Starting at the first line of the listing below, repeat each line up to and including the one containing "const lambda20 = [96.6, 93.7, 91.9];". Leave out pictures.
start
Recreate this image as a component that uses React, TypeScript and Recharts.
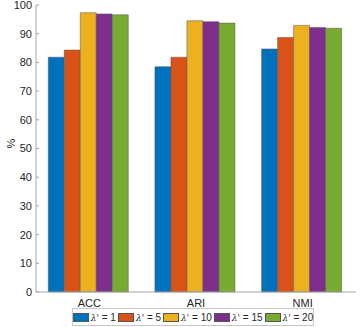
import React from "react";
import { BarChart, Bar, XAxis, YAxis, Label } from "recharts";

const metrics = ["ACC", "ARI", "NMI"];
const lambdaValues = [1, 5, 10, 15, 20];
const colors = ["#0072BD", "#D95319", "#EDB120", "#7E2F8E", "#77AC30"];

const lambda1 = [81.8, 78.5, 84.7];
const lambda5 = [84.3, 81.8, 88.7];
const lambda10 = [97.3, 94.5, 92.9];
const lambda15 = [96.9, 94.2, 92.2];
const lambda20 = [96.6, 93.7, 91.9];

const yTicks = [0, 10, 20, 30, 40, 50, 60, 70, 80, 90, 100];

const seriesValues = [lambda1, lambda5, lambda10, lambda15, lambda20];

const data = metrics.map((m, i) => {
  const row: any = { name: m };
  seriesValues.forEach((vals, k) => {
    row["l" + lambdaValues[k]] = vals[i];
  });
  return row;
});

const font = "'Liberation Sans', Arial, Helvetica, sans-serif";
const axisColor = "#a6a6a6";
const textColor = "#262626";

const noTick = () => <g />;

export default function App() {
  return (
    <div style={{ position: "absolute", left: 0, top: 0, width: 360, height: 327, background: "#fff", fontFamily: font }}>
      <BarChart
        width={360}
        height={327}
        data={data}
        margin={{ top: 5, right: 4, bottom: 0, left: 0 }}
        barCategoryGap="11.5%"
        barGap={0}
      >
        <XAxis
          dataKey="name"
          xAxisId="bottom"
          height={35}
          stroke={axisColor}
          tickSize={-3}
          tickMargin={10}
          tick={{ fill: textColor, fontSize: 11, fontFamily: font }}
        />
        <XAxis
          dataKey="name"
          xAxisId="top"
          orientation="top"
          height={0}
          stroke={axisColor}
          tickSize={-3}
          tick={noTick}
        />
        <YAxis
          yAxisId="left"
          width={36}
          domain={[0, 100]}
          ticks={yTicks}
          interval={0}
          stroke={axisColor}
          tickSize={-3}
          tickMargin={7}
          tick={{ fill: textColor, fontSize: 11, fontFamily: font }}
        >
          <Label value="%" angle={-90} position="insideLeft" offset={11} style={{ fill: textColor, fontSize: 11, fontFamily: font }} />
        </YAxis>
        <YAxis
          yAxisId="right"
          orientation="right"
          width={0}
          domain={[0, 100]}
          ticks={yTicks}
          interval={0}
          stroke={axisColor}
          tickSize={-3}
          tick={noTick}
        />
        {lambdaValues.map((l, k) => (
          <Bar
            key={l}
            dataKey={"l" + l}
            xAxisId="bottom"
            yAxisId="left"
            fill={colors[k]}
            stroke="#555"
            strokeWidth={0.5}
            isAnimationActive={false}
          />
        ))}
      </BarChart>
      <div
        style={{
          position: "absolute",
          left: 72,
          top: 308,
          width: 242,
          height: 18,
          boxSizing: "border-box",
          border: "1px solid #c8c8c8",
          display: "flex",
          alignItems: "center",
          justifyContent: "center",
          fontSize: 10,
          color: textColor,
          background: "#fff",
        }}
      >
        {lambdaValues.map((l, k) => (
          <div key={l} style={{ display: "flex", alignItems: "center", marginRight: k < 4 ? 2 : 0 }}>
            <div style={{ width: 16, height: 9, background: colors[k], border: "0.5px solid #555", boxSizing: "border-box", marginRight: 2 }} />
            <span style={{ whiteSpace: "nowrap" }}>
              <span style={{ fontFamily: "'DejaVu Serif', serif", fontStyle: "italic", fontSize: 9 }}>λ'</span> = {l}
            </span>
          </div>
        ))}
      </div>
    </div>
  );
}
end
Solution for this exercise:
Recreate this image as a component that uses React, TypeScript and Recharts.
import React from "react";
import { BarChart, Bar, XAxis, YAxis, Label } from "recharts";

const metrics = ["ACC", "ARI", "NMI"];
const lambdaValues = [1, 5, 10, 15, 20];
const colors = ["#0072BD", "#D95319", "#EDB120", "#7E2F8E", "#77AC30"];

const lambda1 = [81.8, 78.5, 84.7];
const lambda5 = [84.3, 81.8, 88.7];
const lambda10 = [97.3, 94.5, 92.9];
const lambda15 = [96.9, 94.2, 92.2];
const lambda20 = [96.6, 93.7, 91.9];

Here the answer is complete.